The Fancy Deep grade can appear in Type Ia diamonds (the most common structural type, containing aggregated nitrogen), Type IIb diamonds (boron-bearing, responsible for blue), and Type IIa diamonds (essentially nitrogen-free, associated with the finest pinks and some greens). The type classification is not visible on a GIA Fancy Colour Diamond Grading Report but can be determined by infrared spectroscopy and is increasingly disclosed in high-value auction catalogues.
Grading Considerations and Laboratory Reports
GIA issues dedicated Fancy Colour Diamond Grading Reports for stones that fall outside the D-to-Z colour scale — that is, for diamonds whose colour is more saturated or of a different hue than the Z anchor of the normal scale. The report states the colour grade (e.g., "Fancy Deep Blue" or "Fancy Deep Yellow") alongside the clarity, cut, and carat weight.

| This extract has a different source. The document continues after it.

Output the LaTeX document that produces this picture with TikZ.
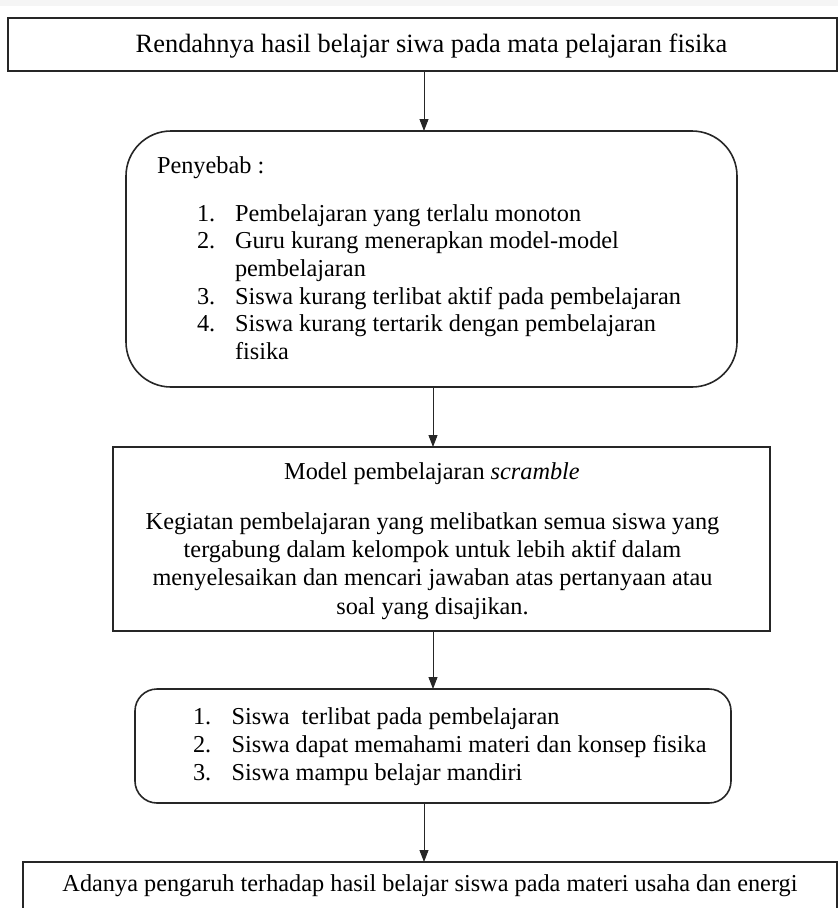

Because colour grading in fancy diamonds is inherently more complex than in colourless stones — involving the interaction of hue, tone, saturation, and distribution of colour within the stone — GIA grades fancy-colour diamonds face-up, in contrast to the face-down methodology used for D-to-Z grading.
Other major laboratories — including the Gübelin Gem Lab, the Swiss Gemmological Institute (SSEF), and the Antwerp World Diamond Centre's HRD — also grade fancy-colour diamonds, though their terminology may differ slightly from GIA's. In the high-value auction market, GIA reports remain the dominant reference standard, and a Fancy Deep grade from GIA carries direct comparability across transactions worldwide.
Treatment detection is a critical component of any fancy-colour diamond report. High-pressure, high-temperature (HPHT) treatment can convert brownish or near-colourless diamonds into yellows, greens, or blues; irradiation followed by annealing can produce a wide range of colours including pink, orange, and green. GIA and other laboratories test for these treatments using a combination of spectroscopic techniques, and treated stones are disclosed on the report. A natural Fancy Deep diamond — one whose colour is entirely of geological origin — commands a substantial premium over a treated stone of identical appearance.
Collecting and Auction Context
Fancy Deep diamonds appear regularly at the major auction houses — Christie's, Sotheby's, and Bonhams among them — typically in the context of single-stone rings, pendant drops, and occasionally as centrepieces of important parures. The Hope Diamond, housed at the Smithsonian Institution's National Museum of Natural History in Washington, D.C., is the most publicly visible Fancy Deep stone in existence and has done more than any other single gem to establish the aesthetic authority of the grade in blue diamonds. Its GIA grade of Fancy Deep greyish blue, confirmed in a 1988 examination, is cited in virtually every serious discussion of blue diamond colour grading.
For collectors, the Fancy Deep grade rewards careful examination under varied lighting. Incandescent light tends to warm and enrich the colour of yellow and orange Fancy Deep stones; daylight-equivalent lighting reveals the truest hue. Blue Fancy Deep diamonds may exhibit phosphorescence — a property of boron-bearing Type IIb stones — that adds a further dimension of interest under ultraviolet exposure.